Ich glaube, wir bieten mit unseren finanziellen Rahmenbedingungen die Möglichkeit zu individuellen Modellen vor Ort, die den jeweiligen Bedürfnissen gerecht werden.

(Beifall bei der FDP/DVP – Abg. Boris Palmer GRÜNE: Aber dann muss es einer zahlen! – Zuruf des Abg. Stephan Braun SPD)

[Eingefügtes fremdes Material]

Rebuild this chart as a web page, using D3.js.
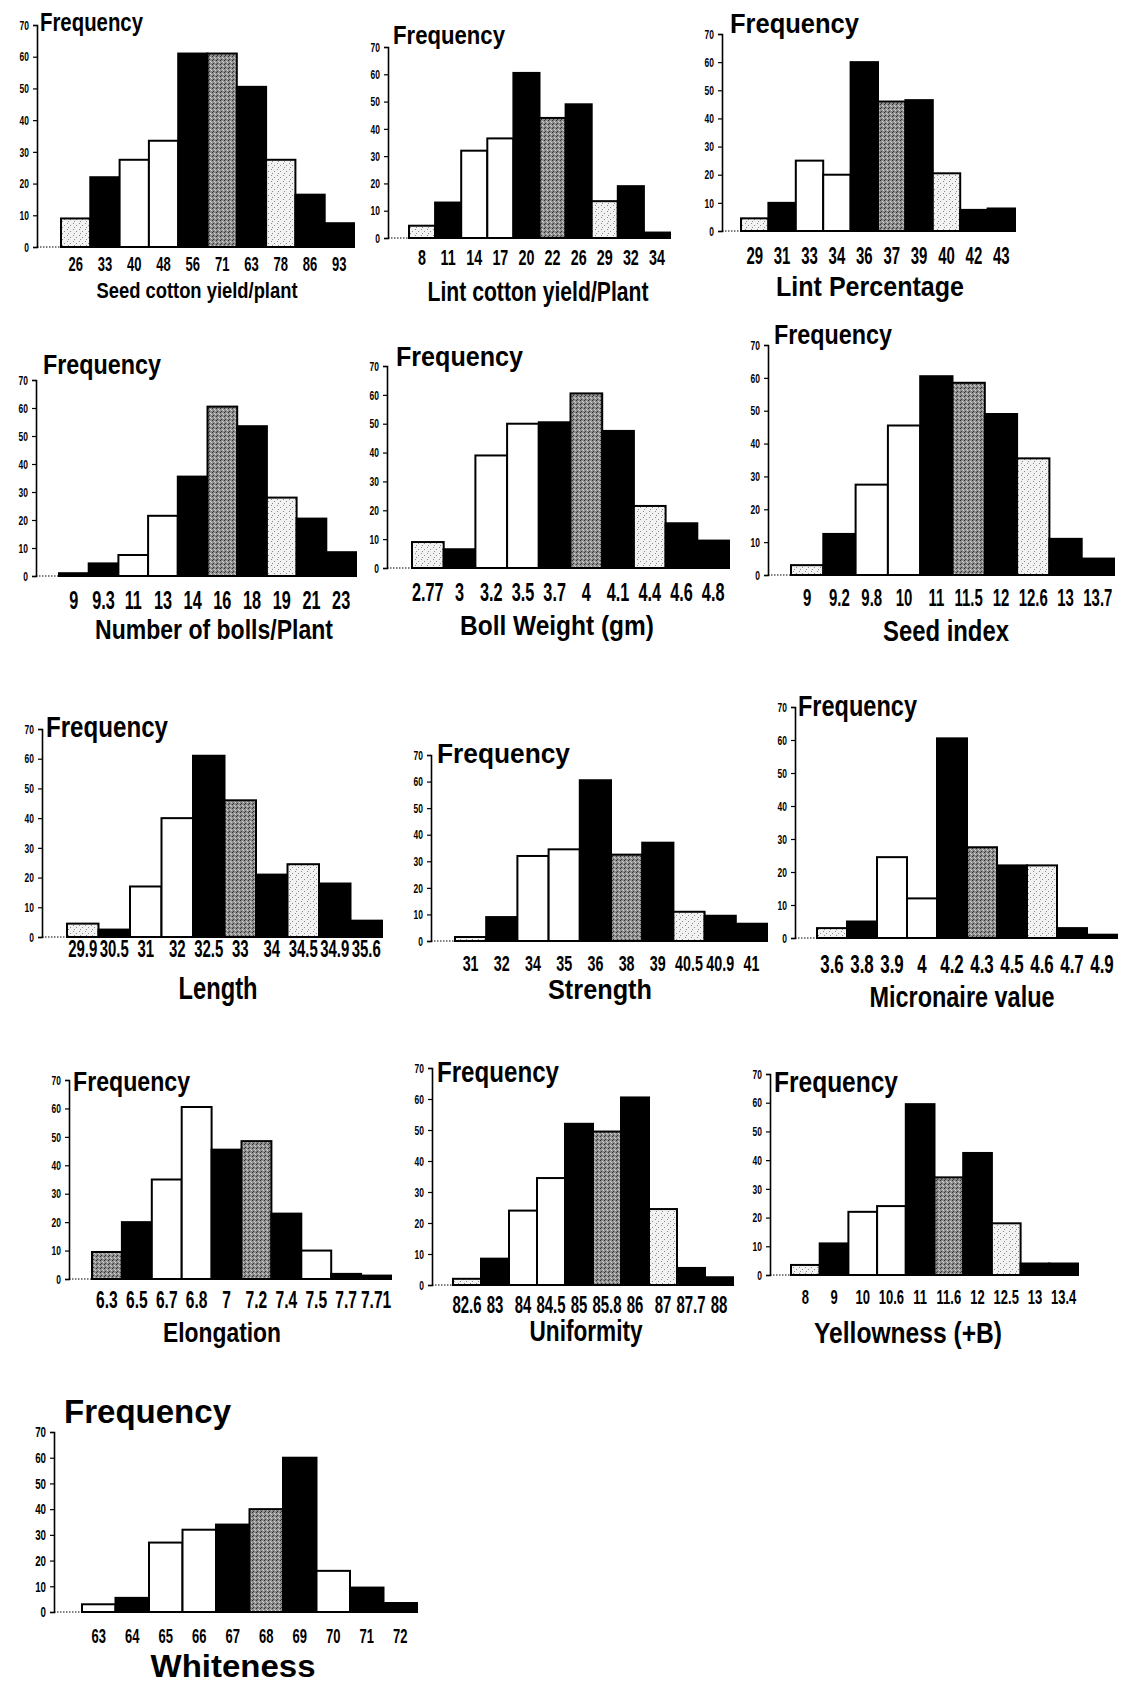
<!DOCTYPE html>
<html>
<head>
<meta charset="utf-8">
<script src="https://cdn.jsdelivr.net/npm/d3@7"></script>
<style>
  body { margin: 0; background: #fff; }
  svg text {
    font-family: "Liberation Sans", Arial, sans-serif;
    font-weight: bold;
    fill: #000;
  }
</style>
</head>
<body>
<div id="chart"></div>
<script>
// Frequency distributions of the cotton traits, one small histogram per trait.

const seedCats = ["26", "33", "40", "48", "56", "71", "63", "78", "86", "93"];
const seedFreq = [9, 22, 27.5, 33.5, 61, 61, 50.5, 27.5, 16.5, 7.5];

const lintYieldCats = ["8", "11", "14", "17", "20", "22", "26", "29", "32", "34"];
const lintYieldFreq = [4.5, 13, 32, 36.5, 60.5, 44, 49, 13.5, 19, 2];

const lintPctCats = ["29", "31", "33", "34", "36", "37", "39", "40", "42", "43"];
const lintPctFreq = [4.5, 10, 25, 20, 60, 46, 46.5, 20.5, 7.5, 8];

const bollsCats = ["9", "9.3", "11", "13", "14", "16", "18", "19", "21", "23"];
const bollsFreq = [1, 4.5, 7.5, 21.5, 35.5, 60.5, 53.5, 28, 20.5, 8.5];

const bollWtCats = ["2.77", "3", "3.2", "3.5", "3.7", "4", "4.1", "4.4", "4.6", "4.8"];
const bollWtFreq = [9, 6.5, 39, 50, 50.5, 60.5, 47.5, 21.5, 15.5, 9.5];

const seedIdxCats = ["9", "9.2", "9.8", "10", "11", "11.5", "12", "12.6", "13", "13.7"];
const seedIdxFreq = [3, 12.5, 27.5, 45.5, 60.5, 58.5, 49, 35.5, 11, 5];

const lengthCats = ["29.9", "30.5", "31", "32", "32.5", "33", "34", "34.5", "34.9", "35.6"];
const lengthFreq = [4.5, 2.5, 17, 40, 61, 46, 21, 24.5, 18, 5.5];

const strengthCats = ["31", "32", "34", "35", "36", "38", "39", "40.5", "40.9", "41"];
const strengthFreq = [1.5, 9, 32, 34.5, 60.5, 32.5, 37, 11, 9.5, 6.5];

const micCats = ["3.6", "3.8", "3.9", "4", "4.2", "4.3", "4.5", "4.6", "4.7", "4.9"];
const micFreq = [3, 5, 24.5, 12, 60.5, 27.5, 22, 22, 3, 1];

const elongCats = ["6.3", "6.5", "6.7", "6.8", "7", "7.2", "7.4", "7.5", "7.7", "7.71"];
const elongFreq = [9.5, 20, 35, 60.5, 45.5, 48.5, 23, 10, 1.8, 1.2];

const unifCats = ["82.6", "83", "84", "84.5", "85", "85.8", "86", "87", "87.7", "88"];
const unifFreq = [2, 8.5, 24, 34.5, 52, 49.5, 60.5, 24.5, 5.5, 2.5];

const yellowCats = ["8", "9", "10", "10.6", "11", "11.6", "12", "12.5", "13", "13.4"];
const yellowFreq = [3.5, 11, 22, 24, 59.5, 34, 42.5, 18, 4, 4];

const whiteCats = ["63", "64", "65", "66", "67", "68", "69", "70", "71", "72"];
const whiteFreq = [3, 5.5, 27, 32, 34, 40, 60, 16, 9.5, 3.5];

const yTicks = [0, 10, 20, 30, 40, 50, 60, 70];

// bar shading codes: B black, W white, G dark stipple, L light stipple
const shadeMain = ["L", "B", "W", "W", "B", "G", "B", "L", "B", "B"];
const shadeBolls = ["B", "B", "W", "W", "B", "G", "B", "L", "B", "B"];
const shadeElong = ["G", "B", "W", "W", "B", "G", "B", "W", "B", "B"];
const shadeWhite = ["W", "B", "W", "W", "B", "G", "B", "W", "B", "B"];

const W = 1125, H = 1684;
const SQUEEZE = 0.65;   // the scanned labels are set in a very narrow face

const panels = [
  { cats: seedCats, vals: seedFreq, shades: shadeMain, title: "Seed cotton yield/plant",
    axisX: 37, y70: 25, y0: 247, barL: 61, barR: 354, tickY: 264, tickSize: 20,
    titleX: 197, titleY: 290, titleW: 201, titleSize: 22, freqX: 40, freqY: 22, freqW: 103, freqSize: 25 },
  { cats: lintYieldCats, vals: lintYieldFreq, shades: shadeMain, title: "Lint cotton yield/Plant",
    axisX: 388, y70: 47, y0: 238, barL: 409, barR: 670, tickY: 257, tickSize: 22,
    titleX: 538, titleY: 292, titleW: 221, titleSize: 27, freqX: 393, freqY: 35, freqW: 112, freqSize: 26 },
  { cats: lintPctCats, vals: lintPctFreq, shades: shadeMain, title: "Lint Percentage",
    axisX: 722, y70: 34, y0: 231, barL: 741, barR: 1015, tickY: 256, tickSize: 23,
    titleX: 870, titleY: 286, titleW: 188, titleSize: 28, freqX: 730, freqY: 23, freqW: 129, freqSize: 28 },
  { cats: bollsCats, vals: bollsFreq, shades: shadeBolls, title: "Number of bolls/Plant",
    axisX: 36, y70: 380, y0: 576, barL: 59, barR: 356, tickY: 600, tickSize: 25,
    titleX: 214, titleY: 629, titleW: 238, titleSize: 28, freqX: 43, freqY: 364, freqW: 118, freqSize: 28 },
  { cats: bollWtCats, vals: bollWtFreq, shades: shadeMain, title: "Boll Weight (gm)",
    axisX: 387, y70: 366, y0: 568, barL: 412, barR: 729, tickY: 592, tickSize: 25,
    titleX: 557, titleY: 625, titleW: 194, titleSize: 28, freqX: 396, freqY: 356, freqW: 127, freqSize: 28 },
  { cats: seedIdxCats, vals: seedIdxFreq, shades: shadeMain, title: "Seed index",
    axisX: 768, y70: 345, y0: 575, barL: 791, barR: 1114, tickY: 598, tickSize: 23,
    titleX: 946, titleY: 630, titleW: 126, titleSize: 30, freqX: 774, freqY: 334, freqW: 118, freqSize: 28 },
  { cats: lengthCats, vals: lengthFreq, shades: shadeMain, title: "Length",
    axisX: 42, y70: 729, y0: 937, barL: 67, barR: 382, tickY: 949, tickSize: 23,
    titleX: 218, titleY: 988, titleW: 79, titleSize: 32, freqX: 46, freqY: 727, freqW: 122, freqSize: 29 },
  { cats: strengthCats, vals: strengthFreq, shades: shadeMain, title: "Strength",
    axisX: 431, y70: 755, y0: 941, barL: 455, barR: 767, tickY: 963, tickSize: 22,
    titleX: 600, titleY: 989, titleW: 104, titleSize: 28, freqX: 437, freqY: 753, freqW: 133, freqSize: 28 },
  { cats: micCats, vals: micFreq, shades: shadeMain, title: "Micronaire value",
    axisX: 795, y70: 707, y0: 938, barL: 817, barR: 1117, tickY: 964, tickSize: 26,
    titleX: 962, titleY: 996, titleW: 185, titleSize: 30, freqX: 798, freqY: 706, freqW: 119, freqSize: 29 },
  { cats: elongCats, vals: elongFreq, shades: shadeElong, title: "Elongation",
    axisX: 69, y70: 1080, y0: 1279, barL: 92, barR: 391, tickY: 1300, tickSize: 24,
    titleX: 222, titleY: 1332, titleW: 118, titleSize: 28, freqX: 73, freqY: 1082, freqW: 117, freqSize: 27 },
  { cats: unifCats, vals: unifFreq, shades: shadeMain, title: "Uniformity",
    axisX: 432, y70: 1068, y0: 1285, barL: 453, barR: 733, tickY: 1305, tickSize: 23,
    titleX: 586, titleY: 1331, titleW: 113, titleSize: 29, freqX: 437, freqY: 1072, freqW: 122, freqSize: 29 },
  { cats: yellowCats, vals: yellowFreq, shades: shadeMain, title: "Yellowness (+B)",
    axisX: 770, y70: 1074, y0: 1275, barL: 791, barR: 1078, tickY: 1297, tickSize: 20,
    titleX: 908, titleY: 1333, titleW: 188, titleSize: 29, freqX: 774, freqY: 1082, freqW: 124, freqSize: 29 },
  { cats: whiteCats, vals: whiteFreq, shades: shadeWhite, title: "Whiteness",
    axisX: 54, y70: 1432, y0: 1612, barL: 82, barR: 417, tickY: 1636, tickSize: 20,
    titleX: 233, titleY: 1666, titleW: 165, titleSize: 32, freqX: 64, freqY: 1411, freqW: 167, freqSize: 34 },
];

const svg = d3.select("#chart").append("svg")
  .attr("width", W)
  .attr("height", H);

// stipple textures for the shaded bars
const defs = svg.append("defs");
const gray = defs.append("pattern").attr("id", "stipGray")
  .attr("width", 4).attr("height", 4).attr("patternUnits", "userSpaceOnUse");
gray.append("rect").attr("width", 4).attr("height", 4).attr("fill", "#8e8e8e");
[[0, 0], [2, 1], [1, 3], [3, 2]].forEach(([x, y], i) =>
  gray.append("rect").attr("x", x).attr("y", y).attr("width", 1).attr("height", 1)
    .attr("fill", i % 2 ? "#d0d0d0" : "#333"));

const light = defs.append("pattern").attr("id", "stipLight")
  .attr("width", 6).attr("height", 6).attr("patternUnits", "userSpaceOnUse");
light.append("rect").attr("width", 6).attr("height", 6).attr("fill", "#f2f2f2");
[[1, 1], [4, 3], [2, 5]].forEach(([x, y]) =>
  light.append("rect").attr("x", x).attr("y", y).attr("width", 1).attr("height", 1).attr("fill", "#8c8c8c"));

const fills = { B: "#000", W: "#fff", G: "url(#stipGray)", L: "url(#stipLight)" };

panels.forEach(p => drawPanel(p));

function drawPanel(p) {
  const g = svg.append("g");

  const x = d3.scaleBand().domain(p.cats).range([p.barL, p.barR]).padding(0);
  const y = d3.scaleLinear().domain([0, 70]).range([p.y0, p.y70]);

  // dotted baseline between axis and first bar
  g.append("line")
    .attr("x1", p.axisX).attr("x2", p.barL)
    .attr("y1", p.y0).attr("y2", p.y0)
    .attr("stroke", "#000").attr("stroke-width", 1.2)
    .attr("stroke-dasharray", "1.5,1.5");

  g.append("g")
    .selectAll("rect")
    .data(p.vals)
    .join("rect")
    .attr("x", (d, i) => x(p.cats[i]))
    .attr("y", d => y(d))
    .attr("width", x.bandwidth())
    .attr("height", d => p.y0 - y(d))
    .attr("fill", (d, i) => fills[p.shades[i]])
    .attr("stroke", "#000")
    .attr("stroke-width", 2);

  const yAxis = g.append("g")
    .attr("transform", `translate(${p.axisX},0)`)
    .call(d3.axisLeft(y).tickValues(yTicks).tickSize(4).tickPadding(3));
  yAxis.select(".domain").attr("stroke-width", 1.6);
  yAxis.selectAll(".tick line").attr("stroke-width", 1.2);
  yAxis.selectAll("text")
    .attr("font-size", p.freqSize > 30 ? 15 : 13)
    .attr("font-family", null)
    .attr("transform", `scale(${SQUEEZE},1)`)
    .attr("x", -8 / SQUEEZE);

  const xAxis = g.append("g")
    .attr("transform", `translate(0,${p.tickY})`)
    .call(d3.axisBottom(x).tickSize(0).tickPadding(0));
  xAxis.select(".domain").remove();
  xAxis.selectAll("text")
    .attr("font-size", p.tickSize)
    .attr("font-family", null)
    .attr("y", 0)
    .attr("dy", "0.35em")
    .attr("transform", `scale(${SQUEEZE},1)`);

  g.append("text")
    .attr("x", p.freqX)
    .attr("y", p.freqY)
    .attr("dy", "0.35em")
    .attr("font-size", p.freqSize)
    .attr("textLength", p.freqW)
    .attr("lengthAdjust", "spacingAndGlyphs")
    .text("Frequency");

  g.append("text")
    .attr("x", p.titleX - p.titleW / 2)
    .attr("y", p.titleY)
    .attr("dy", "0.35em")
    .attr("font-size", p.titleSize)
    .attr("textLength", p.titleW)
    .attr("lengthAdjust", "spacingAndGlyphs")
    .text(p.title);
}
</script>
</body>
</html>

Die Nachfrage nach Studienplätzen – von vielen als „Überlast“ an Studienanfängern bezeichnet – sehen wir als Chance. Auch hier können Sie doch nicht so tun, als hätten wir nicht tatsächlich begonnen, finanzielle Mittel über einen Ausbauplan bereitzustellen, um 16 000 zusätzliche Studienanfängerplätze zu schaffen. Wir fangen schon jetzt damit an und stellen in den Haushalt 2007/08 20 Millionen bzw. 40 Millionen € ein. Im Endausbau 2012 werden wir das Volumen auf 150 Millionen € pro Jahr aufstocken. Da kann man doch nicht behaupten, in diesem Bereich werde nichts getan.

(Abg. Boris Palmer GRÜNE: Haben Sie jetzt in den letzten zwei Jahren abgebaut oder nicht? Sagen Sie dazu einmal etwas! – Beifall des Abg. Siegfried Lehmann GRÜNE)

Wir haben überhaupt nicht abgebaut. Wir haben uns an den Solidarpakt gehalten.